Já a Secretaria de Estado de Direitos Humanos (SEDH) e o Conselho Estadual de Promoção da Igualdade Racial (Cepir) informaram que foi formalizada uma denúncia sobre o caso, por meio da Gerência Estadual de Proteção e Defesa dos Direitos Humanos, que acionou os órgãos competentes. "O caso será acompanhado pela SEDH e Cepir. A Comissão de Povos Tradicionais do Conselho, da qual a secretaria faz parte, também fará uma visita ao local nos próximos dias para oferecer o suporte necessário, e o Cepir emitirá uma Nota de Repúdio e uma Nota de Solidariedade", acrescentaram. 

A SEDH ressaltou ainda "que repudia a situação ocorrida neste importante patrimônio cultural, histórico e religioso, que levou anos para ser erguido. Todas, todos e todes têm o direito à liberdade religiosa".


Território tradicional

Linharinho é uma das mais de trinta comunidades certificadas pela Fundação Palmares dentro do Território Quilombola Tradicional do Sapê do Norte, que se estende também para o interior do município vizinho de São Mateus, e que possuem processos administrativos em tramitação no Instituto Nacional de Colonização e Reforma Agrária (Incra) para titulação definitiva das terras em favor das famílias quilombolas, detentoras seculares do território, que vem sendo usurpado desde o final da década de 1960 pela então Aracruz Celulose e ex-Fibria, hoje Suzano Papel e Celulose.

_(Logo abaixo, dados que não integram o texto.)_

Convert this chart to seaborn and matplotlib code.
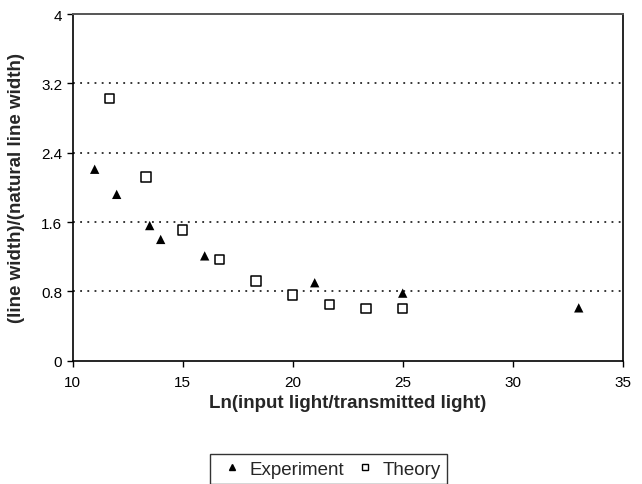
import matplotlib
matplotlib.use("Agg")
import matplotlib.pyplot as plt
import seaborn as sns
import pandas as pd

# data
exp_x = [11, 12, 13.5, 14, 16, 21, 25, 33]
exp_y = [2.21, 1.92, 1.56, 1.40, 1.21, 0.90, 0.78, 0.61]
theory_x = [11.67, 13.33, 15, 16.67, 18.33, 20, 21.67, 23.33, 25]
theory_y = [3.03, 2.12, 1.51, 1.17, 0.92, 0.76, 0.65, 0.60, 0.60]
y_ticks = [0, 0.8, 1.6, 2.4, 3.2, 4]
x_ticks = [10, 15, 20, 25, 30, 35]

df = pd.concat([
    pd.DataFrame({"x": exp_x, "y": exp_y, "series": "Experiment"}),
    pd.DataFrame({"x": theory_x, "y": theory_y, "series": "Theory"}),
])

sns.set_style("white")
plt.rcParams['font.family'] = ['Liberation Sans', 'DejaVu Sans']

fig = plt.figure(figsize=(6.42, 4.85), dpi=100)
ax = fig.add_axes([0.1132, 0.2542, 0.8568, 0.7145])

sns.scatterplot(data=df, x="x", y="y", style="series", hue="series",
                markers={"Experiment": "^", "Theory": "s"},
                palette={"Experiment": "black", "Theory": "black"},
                ax=ax, legend=False, s=45, zorder=3)
# theory squares are hollow
coll = ax.collections[0]
fc = [(0, 0, 0, 1) if s == "Experiment" else (1, 1, 1, 1) for s in df["series"]]
coll.set_facecolors(fc)
coll.set_edgecolors("black")
coll.set_linewidths([0 if s == "Experiment" else 1.1 for s in df["series"]])

ax.set_xlim(10, 35)
ax.set_ylim(0, 4)
ax.set_xticks(x_ticks)
ax.set_yticks(y_ticks)
ax.set_yticklabels([f"{t:g}" for t in y_ticks])
for t in y_ticks[1:-1]:
    ax.axhline(t, color="black", linestyle=(0, (1.2, 3.5)), linewidth=1.1, zorder=1)

ax.tick_params(axis="both", direction="out", length=4, width=1, labelsize=11,
               left=True, bottom=True, colors="black")
ax.tick_params(axis="x", pad=6)
for side in ["left", "bottom", "right"]:
    ax.spines[side].set_color("black")
    ax.spines[side].set_linewidth(1.2)
ax.spines["top"].set_color("#555555")
ax.spines["top"].set_linewidth(1.4)

ax.set_xlabel("Ln(input light/transmitted light)", fontsize=13.5, fontweight="bold")
ax.set_ylabel("(line width)/(natural line width)", fontsize=13.5, fontweight="bold")
ax.xaxis.set_label_coords(0.5, -0.095)
ax.yaxis.set_label_coords(-0.087, 0.5)

handles = [
    plt.Line2D([], [], marker="^", color="black", linestyle="none", markersize=5),
    plt.Line2D([], [], marker="s", markerfacecolor="white", markeredgecolor="black",
               linestyle="none", markersize=5),
]
leg = fig.legend(handles, ["Experiment", "Theory"], loc="upper left",
                 bbox_to_anchor=(210 / 642, 1 - 455 / 485), ncol=2, frameon=True,
                 fancybox=False, fontsize=13.5, handlelength=1.6, handletextpad=0.15,
                 columnspacing=0.3, borderpad=0.35, borderaxespad=0, edgecolor="black")
leg.get_frame().set_linewidth(1.0)

fig.savefig("out.png", dpi=100)
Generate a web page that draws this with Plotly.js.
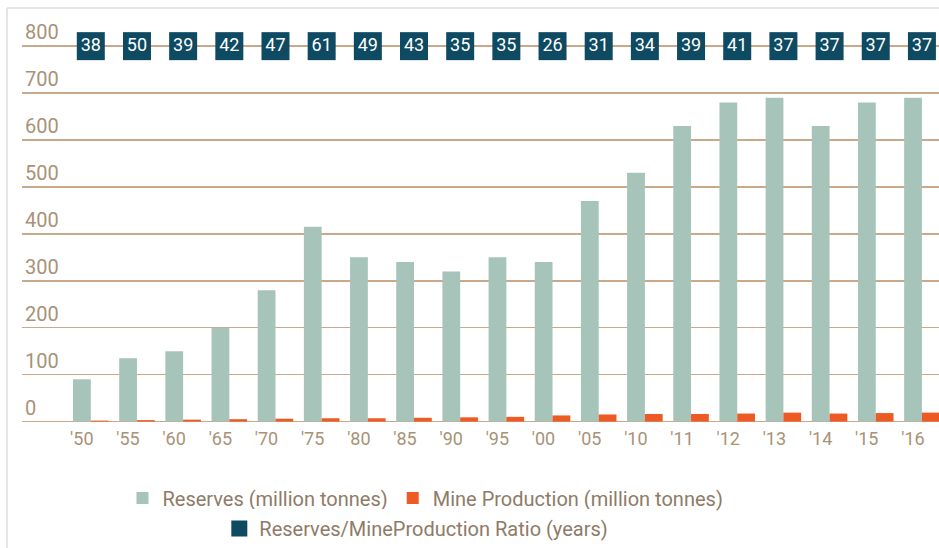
<!DOCTYPE html>
<html>
<head>
<meta charset="utf-8">
<script src="https://cdn.plot.ly/plotly-3.0.1.min.js"></script>
<style>html,body{margin:0;padding:0;background:#fff;}#chart{width:939px;height:548px;}</style>
</head>
<body>
<div id="chart"></div>
<script>
const years = ["'50","'55","'60","'65","'70","'75","'80","'85","'90","'95","'00","'05","'10","'11","'12","'13","'14","'15","'16"];
const reserves = [90,135,150,200,280,415,350,340,320,350,340,470,530,630,680,690,630,680,690];
const production = [2,3,4,5,6,7,7,8,9,10,13,15,16,16,17,19,17,18,19];
const ratio = [38,50,39,42,47,61,49,43,35,35,26,31,34,39,41,37,37,37,37];
const yTicks = [0,100,200,300,400,500,600,700,800];

const ratioRow = 800; // vertical placement of the ratio labels

const tan = '#a89278';
const font = 'Roboto, Open Sans, sans-serif';

const traces = [
  {type:'bar', name:'Reserves (million tonnes)', x:years, y:reserves,
   marker:{color:'#a7c4bb'}, hoverinfo:'y', legend:'legend'},
  {type:'bar', name:'Mine Production (million tonnes)', x:years, y:production,
   marker:{color:'#ee5a24'}, hoverinfo:'y', legend:'legend'},
  {type:'scatter', mode:'markers+text', name:'Reserves/MineProduction Ratio (years)',
   x:years, y:years.map(()=>ratioRow), text:ratio.map(String),
   textposition:'middle center', textfont:{color:'#ffffff', size:18, family:font},
   marker:{symbol:'square', size:28, color:'#0e4a62'}, cliponaxis:false, legend:'legend2'}
];

const legendFont = {size:20, color:'#8e7b68', family:font};

const layout = {
  width:939, height:548,
  margin:{l:22, r:0, t:18, b:124},
  paper_bgcolor:'#ffffff', plot_bgcolor:'#ffffff',
  barmode:'group', bargap:0.23, bargroupgap:0,
  font:{family:font, color:tan},
  showlegend:true,
  legend:{orientation:'h', x:0.44, xanchor:'center', y:-0.14, yanchor:'top',
          font:legendFont, traceorder:'normal', itemclick:false},
  legend2:{orientation:'h', x:0.43, xanchor:'center', y:-0.2165, yanchor:'top',
          font:legendFont, itemclick:false},
  xaxis:{type:'category', range:[-1.49,18.37], showgrid:false, zeroline:false,
         showline:false, ticks:'', tickfont:{size:18, color:tan}, ticklabelshift:-9,
         ticklabelstandoff:4, fixedrange:true},
  yaxis:{range:[-1,860], tickvals:yTicks, ticktext:yTicks.map(String),
         showgrid:true, gridcolor:'#c9a98a', gridwidth:1.5,
         zeroline:true, zerolinecolor:'#c9a98a', zerolinewidth:1.5,
         showline:false, ticks:'', ticklabelposition:'inside', ticklabelshift:-14,
         tickfont:{size:20, color:tan}, fixedrange:true},
  shapes:[
    {type:'line', xref:'paper', yref:'paper', x0:-0.0164, x1:1.01, y0:1.0246, y1:1.0246, line:{color:'#dddddd', width:1.5}},
    {type:'line', xref:'paper', yref:'paper', x0:-0.0164, x1:-0.0164, y0:1.0246, y1:-0.4, line:{color:'#dddddd', width:1.5}}
  ]
};

Plotly.newPlot('chart', traces, layout, {displayModeBar:false, staticPlot:true});
</script>
</body>
</html>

Em meio ao conflito fundiário protagonizado pela multinacional, os quilombolas resistem plantando alimentos e árvores nativas, recuperando nascentes e córregos, resgatando a agroecologia e perpetuando os saberes tradicionais, como as casas de farinha, o beiju, o jongo e outras manifestações da cultura quilombola.

Uma ação civil pública impetrada pelo MPF em 2015 já teve uma primeira decisão judicial favorável às comunidades, exigindo a anulação dos títulos de propriedade emitidos para a empresa papeleira (então Fibria), bem como a titulação das terras para as comunidades quilombolas.